When I asked her how she might counsel other single women who long to share the gospel cross-culturally but are confronted with cultural expectations, naysayers, and the unique demands placed on them as women – she offered this piece of advice:

“Don’t let anyone make you believe the lie that you can’t be used or that you can’t pursue your call unless you’re married or that you can’t run off to a war zone because you need to stay close to the dating pool. Someone once told me that the majority of missionaries in the world are singles and eighty percent of those single people are women. So, you go girls! That means you are carrying much of the global mission’s workforce.”

She takes a moment to mention that she recognizes the unique challenges single women face – sexism, discrimination, harassment, and crippling loneliness. Alice’s words demonstrate her determination not to let her passion to see worship of God among the nations be compromised because of societal pressures to earn, get married, and have children.

“Not that these things are bad – I want to get married!” she remarks.

To close our conversation, I requested a candid answer to my last two questions,   

“What excites you right now? What are you dreaming about?”

“This juice,” she laughs, taking one last sip of her drink.

Shifting to a more serious tone, she carefully considers her answer before she speaks,

“One thing that brings me joy is that I am chasing my dreams and trying to achieve them on my own without someone else coming in. It feels good to know that I have my own dreams that I am chasing; this is what I want for my life. If God wills someone else to find me, we might find each other going towards the same direction. It is not me going back into their dreams and visions. I never want to find that I didn’t achieve what God set in my heart because others think I need a husband or kids.”

She also expressed that she is delighted to wake up each morning with a purpose, with a joy to set out from her house and be a representative for Christ and his love in the midst of a community least reached with the gospel. Even more, she is encouraged by the fact that she has chosen Gtown. She fought for the opportunity to live and work there despite complications, overcoming significant barriers to be in a place she genuinely delights in.

Alice is an enormously brave soul and I truly believe she will accomplish what she has set out to do.

“If I can do it, anyone can!”

I agree.


Not only has Alice faced great adversity in her journey to saying yes to a life on mission and in specifically moving to Gtown, she has now recently been met with heartbreaking loss. In September of 2019, Alice tragically lost her younger sister due to medical complications. Despite having to face the passing of a beloved family member, she wants people to know that in the midst of complete brokenness there is still hope even in the darkest of places.

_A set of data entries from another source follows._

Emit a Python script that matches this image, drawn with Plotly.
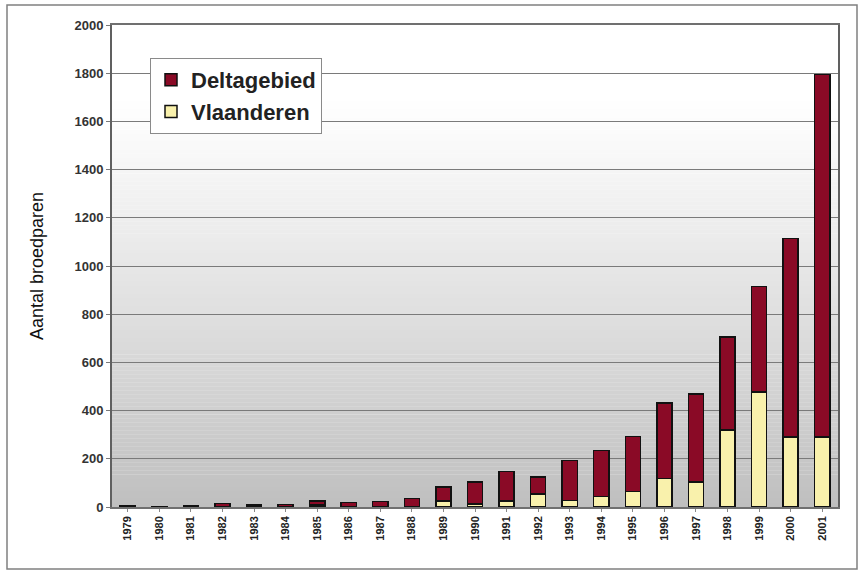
import plotly.graph_objects as go

years = [str(y) for y in range(1979, 2002)]
vlaanderen = [0, 0, 0, 0, 0, 0, 8, 0, 0, 0, 25, 12, 25, 54, 28, 43, 64, 119, 103, 320, 477, 290, 290]
deltagebied = [5, 3, 6, 14, 8, 10, 17, 18, 22, 35, 57, 92, 122, 70, 165, 191, 229, 312, 366, 386, 437, 824, 1505]
y_ticks = list(range(0, 2001, 200))

DELTA_COLOR = "#8a0a26"
VLA_COLOR = "#f9f1ac"

fig = go.Figure()
fig.add_trace(go.Bar(x=years, y=vlaanderen, name="Vlaanderen",
                     marker=dict(color=VLA_COLOR, line=dict(color="#111111", width=1.5))))
fig.add_trace(go.Bar(x=years, y=deltagebied, name="Deltagebied",
                     marker=dict(color=DELTA_COLOR, line=dict(color="#111111", width=1.5))))

# gradient background of plot area (decoration)
shapes = []
n = 120
for i in range(n):
    f0 = i / n
    f1 = (i + 1) / n
    fm = (f0 + f1) / 2  # fraction from top
    if fm < 0.15:
        g = 255
    else:
        t = (fm - 0.15) / 0.85
        g = int(round(255 - 64 * t ** 1.1))
    col = f"rgb({g},{g},{g})"
    shapes.append(dict(type="rect", xref="x domain", yref="y domain",
                       x0=0, x1=1, y0=1 - f1, y1=1 - f0 + 0.0005,
                       fillcolor=col, line=dict(width=0), layer="below"))
# outer frame
L, R, T, B = 112, 838, 25, 507
W, H = R - L, B - T
def px(x):
    return (x - L) / W
def py(y):
    return (B - y) / H
shapes.append(dict(type="rect", xref="paper", yref="paper",
                   x0=px(7), x1=px(857), y0=py(569), y1=py(5),
                   line=dict(color="#808080", width=1.5), fillcolor="rgba(0,0,0,0)", layer="above"))

fig.update_layout(
    width=863, height=571,
    margin=dict(l=L, r=863 - R, t=T, b=571 - B, autoexpand=False),
    paper_bgcolor="white",
    plot_bgcolor="white",
    barmode="stack",
    bargap=0.52,
    shapes=shapes,
    font=dict(family="Liberation Sans, Arial, sans-serif", color="#222222"),
    legend=dict(
        x=px(150), y=py(58), xanchor="left", yanchor="top",
        traceorder="reversed",
        bgcolor="white", bordercolor="#8a8a8a", borderwidth=1,
        font=dict(size=22, color="#222222", family="Liberation Sans, Arial, sans-serif", weight="bold"),
        itemwidth=30, tracegroupgap=4,
    ),
    showlegend=True,
)
fig.update_yaxes(
    range=[0, 2000], tickvals=y_ticks, ticktext=[str(v) for v in y_ticks],
    showgrid=True, gridcolor="#7a7a7a", gridwidth=1,
    ticks="outside", ticklen=4, tickcolor="#7a7a7a",
    tickfont=dict(size=13, color="#333333", weight="bold"),
    showline=True, linecolor="#606060", linewidth=2, mirror=True,
    title=dict(text="Aantal broedparen", font=dict(size=18, color="#111111"), standoff=26),
    zeroline=False,
)
fig.update_xaxes(
    tickangle=-90, tickfont=dict(size=11, color="#222222", weight="bold"),
    showline=True, linecolor="#707070", linewidth=1.5, mirror=True,
    ticks="outside", ticklen=3, tickcolor="#888888",
)

fig.write_html("out.html", config={"displayModeBar": False},
               post_script="document.body.style.margin='0';document.body.style.overflow='hidden';")
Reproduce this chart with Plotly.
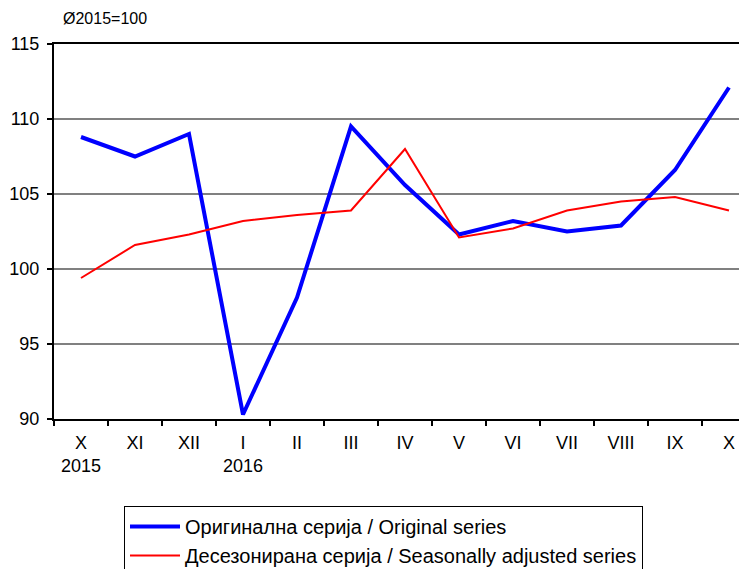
import plotly.graph_objects as go

months = ["X", "XI", "XII", "I", "II", "III", "IV", "V", "VI", "VII", "VIII", "IX", "X "]
tick_labels = ["X<br>2015", "XI", "XII", "I<br>2016", "II", "III", "IV", "V", "VI", "VII", "VIII", "IX", "X"]
original = [108.8, 107.5, 109.0, 90.3, 98.1, 109.5, 105.6, 102.3, 103.2, 102.5, 102.9, 106.6, 112.1]
seasonal = [99.4, 101.6, 102.3, 103.2, 103.6, 103.9, 108.0, 102.1, 102.7, 103.9, 104.5, 104.8, 103.9]

fig = go.Figure()
fig.add_trace(go.Scatter(x=months, y=original, mode="lines",
                         name="Оригинална серија / Original series",
                         line=dict(color="#0000FF", width=4)))
fig.add_trace(go.Scatter(x=months, y=seasonal, mode="lines",
                         name="Десезонирана серија / Seasonally adjusted series",
                         line=dict(color="#FF0000", width=2)))

PW = 702  # plot width in px
fig.update_layout(
    width=748, height=561,
    margin=dict(l=46, r=0, t=36, b=150, autoexpand=False),
    paper_bgcolor="white", plot_bgcolor="white",
    font=dict(family="Liberation Sans, Arial", color="black", size=17),
    showlegend=True,
    legend=dict(x=(124-54)/PW, y=-(506-419)/375, xanchor="left", yanchor="top",
                bordercolor="black", borderwidth=1, font=dict(size=20),
                tracegroupgap=0, itemwidth=50),
    annotations=[dict(text="Ø2015=100", x=(61-54)/PW, y=1+(44-18)/375,
                      xref="paper", yref="paper", xanchor="left", yanchor="middle",
                      showarrow=False, font=dict(size=16))],
)

fig.update_xaxes(type="category", tickmode="array", tickvals=months, ticktext=tick_labels,
                 range=[-0.5, 12.5], showline=True, linecolor="black", linewidth=2, mirror=True,
                 ticks="outside", tickson="boundaries", ticklen=5, tickwidth=2, tickcolor="black",
                 showgrid=False, tickfont=dict(size=18), ticklabelstandoff=6)
fig.update_yaxes(range=[90, 115], tickvals=[90, 95, 100, 105, 110, 115],
                 showline=True, linecolor="black", linewidth=2,
                 ticks="outside", ticklen=5, tickwidth=2, tickcolor="black",
                 showgrid=True, gridcolor="#808080", gridwidth=1.5,
                 tickfont=dict(size=18), zeroline=False, ticklabelstandoff=4)

fig.write_html("out.html")
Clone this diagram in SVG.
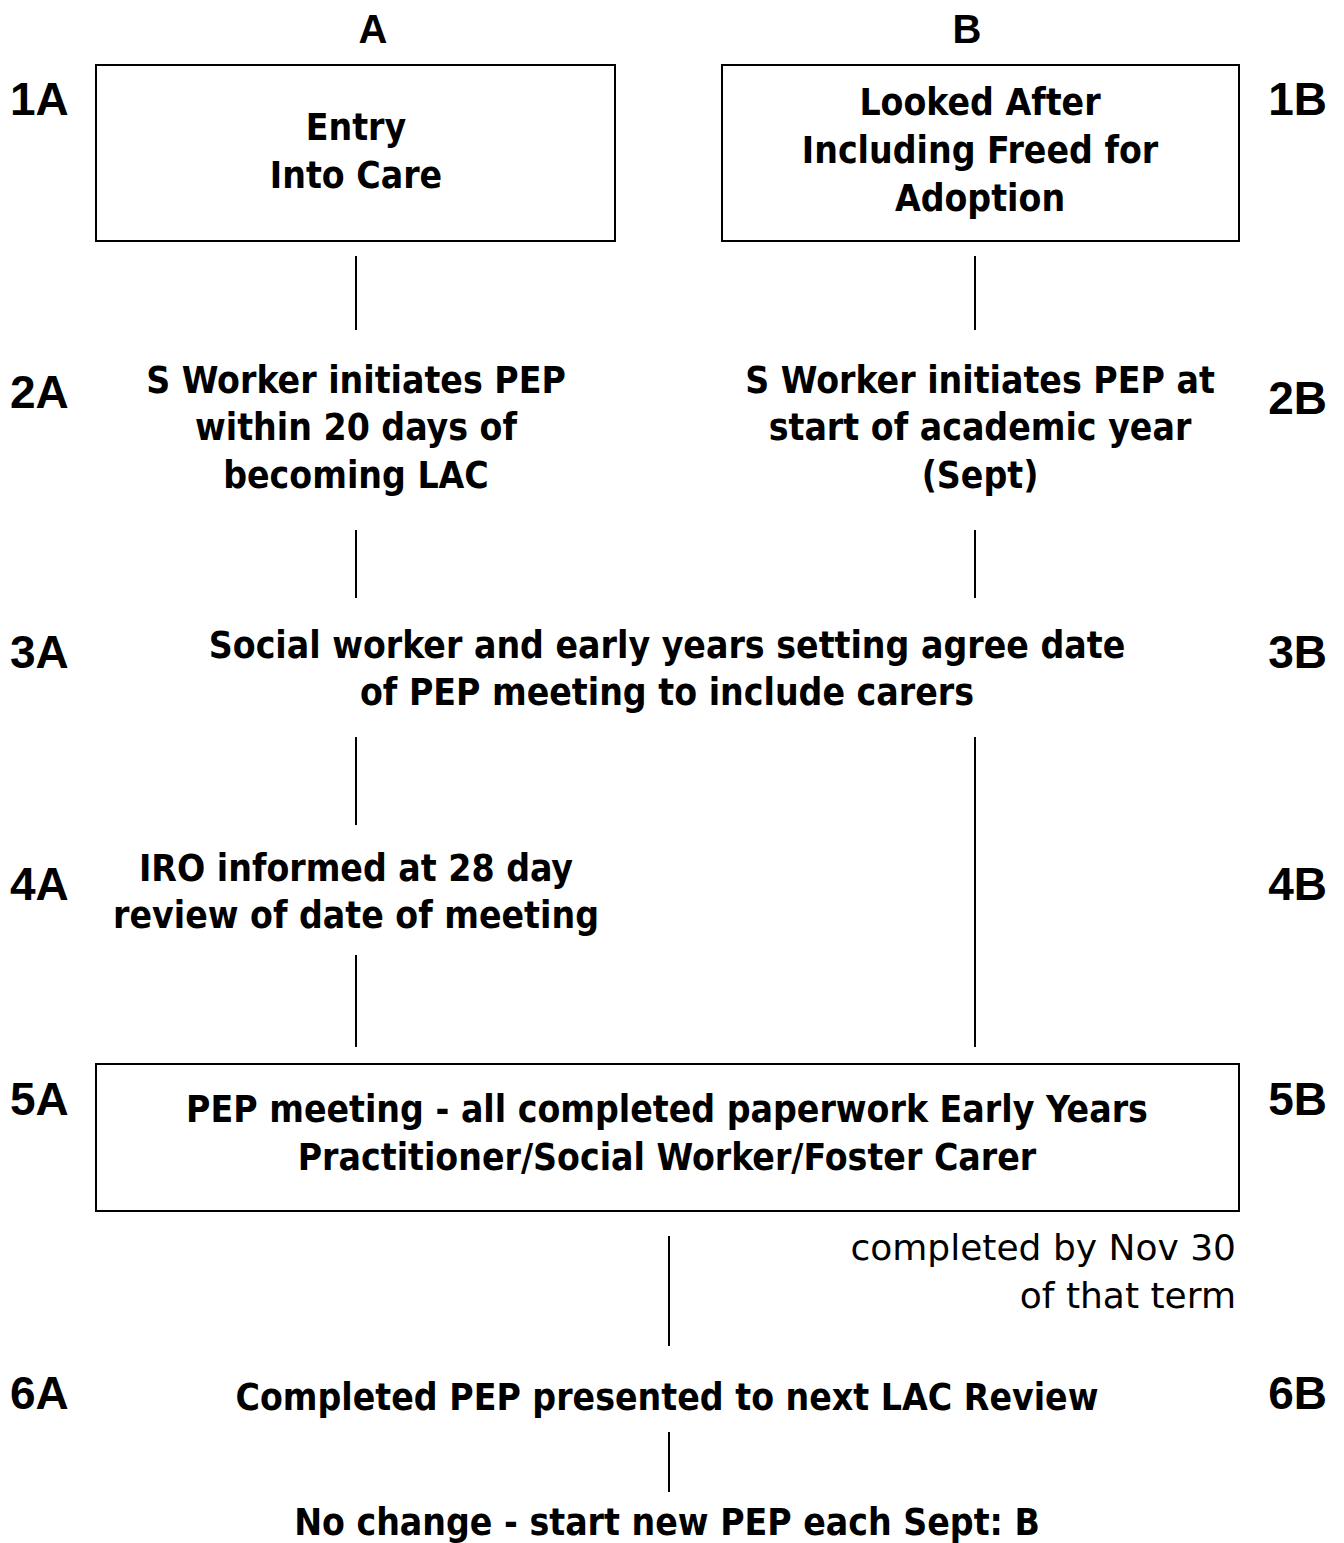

“Everyone gets beaten by loss even though God gives us peace. This is the one time, especially on the week [my sister] left us, that nothing made sense to me out of all the things that people told me or even out of what I’ve been telling others myself. It’s only God who can surely answer most of the questions we get and whose voice can be heard. It actually made sense why He had to send us a Helper/Comforter because He knew during such a time, only He can really reach someone’s heart and mind with comfort.

The other thing was the prayers that people prayed, because it took those prayers for me to hear God’s voice at the worst times. Even when I couldn’t pray or read scriptures, I could still feel his presence.”

Alice is now back in Gtown, moving back after just two months since the passing of her sister, continuing to live boldly and serve faithfully. Please pray for Alice, as well as countless other African women like her, who are truly taking up their cross to follow their Savior to the ends of the earth. No matter the cost.